Под влиянием современного ему рабочего движения, Милль уже не смотрел на буржуазное общество, как на вечное и неизменное. Он допускал, что буржуазный общественный порядок может быть, пожалуй, заменен другим, более соответствующим интересам массы. О будущности "рабочих сословий" он высказывал даже мысли, которые казались верными социалисту Чернышевскому. Поэтому наш автор и выбрал его книгу для перевода на русский язык. Но "верные" мысли Милля были, во-первых, слишком "бледны", а во-вторых, он высказывал их только мимоходом, занимаясь почти исключительно "условиями быта и прогресса, принадлежащими обществу, основанному на частной собственности" (слова Милля).
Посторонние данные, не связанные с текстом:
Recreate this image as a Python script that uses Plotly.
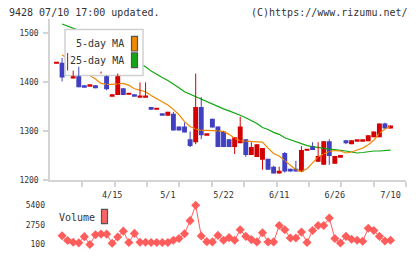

Поэтому Чернышевский решил снабдить перевод его книги дополнениями и примечаниями, излагающими более правильные принципы общежития. Таково было происхождение главного экономического труда нашего автора.
Типическим образчиком отношения Чернышевского к спорным теориям буржуазных экономистов может служить следующее замечание его о государственных займах: "Разумеется, бывают разные роды займа, как бывают разные роды налога, и некоторые из них более обременительны для нации, чем другие. Но место не дозволяет нам здесьвдаваться в эти подробности, которые, впрочем, теряют значительную часть своей важности для теоретического исследования, если мы твердо убедимся в общей невыгодности самого принципа заменять налог займами. Теория говорит, что займов не следует заключать; после этого, какую степень серьезности могли бы иметь рассуждения о том, в каких обстоятельствах и в каком размере можно заключать займы?" [74]. Рассуждая таким образом, можно было равнодушно проходить мимо важнейших вопросов буржуазного хозяйства. Какую степень серьезности могут иметь наши рассуждения о стоимости, если мы твердо убедимся в общей несостоятельности современного обмена? Какую степень серьезности могут иметь споры о законе заработной платы, если теория говорит, что рабочая сила не должна быть продаваема на рынке? Читатель уже знает, что именно так рассуждали социалисты-утописты, и что такое отношение их к теориям буржуазной экономии было одной из главных ошибок утопического социализма, препятствовавших дальнейшему развитию общественной науки.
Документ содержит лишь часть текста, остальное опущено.